このようにすることで、レーザスキャナ207により検知された車両Aの車体先端の位置が打切検知位置D3よりも下流となった時点で車両Aが属する一の車種区分、又は、車種区分の候補の特定が行われる。したがって、車両の車体先端が料金収受位置D2に到達する前に車尾抜けしていなかったとしても、料金収受機11に対し車両特徴情報を提供することができる。
【0082】
また、レーザスキャナ207は、車両特徴情報検出センサ20Aとして車両Aの車長を計測可能な情報(照射位置P0、P1、・・・、Pn)を出力する。

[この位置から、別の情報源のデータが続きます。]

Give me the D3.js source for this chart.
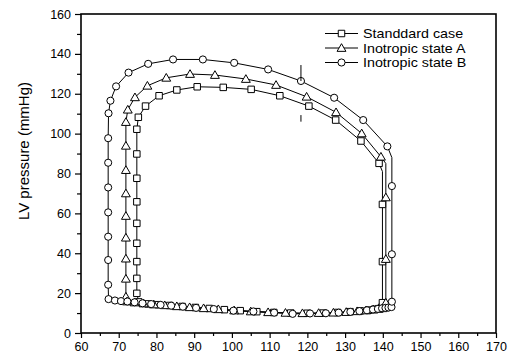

これにより、レーザスキャナ207は、打切位置車両検知器206としての機能と車両特徴情報検出センサ20Aとしての機能の両方を一台で兼ねることができる。したがって、料金収受システム1の省コスト化を図ることができる。
【0083】
なお、上述の各実施形態においては、上述した車種判別装置20の各種処理の過程は、プログラムの形式でコンピュータ読み取り可能な記録媒体に記憶されており、このプログラムをコンピュータが読み出して実行することによって上記各種処理が行われる。また、コンピュータ読み取り可能な記録媒体とは、磁気ディスク、光磁気ディスク、CD−ROM、DVD−ROM、半導体メモリ等をいう。また、このコンピュータプログラムを通信回線によってコンピュータに配信し、この配信を受けたコンピュータが当該プログラムを実行するようにしても良い。
【0084】
上記プログラムは、上述した機能の一部を実現するためのものであってもよい。さらに、上述した機能をコンピュータシステムにすでに記録されているプログラムとの組み合わせで実現できるもの、いわゆる差分ファイル(差分プログラム)であってもよい。更に、車種判別装置20は、1台のコンピュータで構成されていても良いし、通信可能に接続された複数のコンピュータで構成されていてもよい。
【0085】
以上のとおり、本発明に係るいくつかの実施形態を説明したが、これら全ての実施形態は、例として提示したものであり、発明の範囲を限定することを意図していない。これらの実施形態は、その他の様々な形態で実施されることが可能であり、発明の要旨を逸脱しない範囲で種々の省略、置き換え、変更を行うことができる。これらの実施形態及びその変形は、発明の範囲や要旨に含まれると同様に、特許請求の範囲に記載された発明とその均等の範囲に含まれる。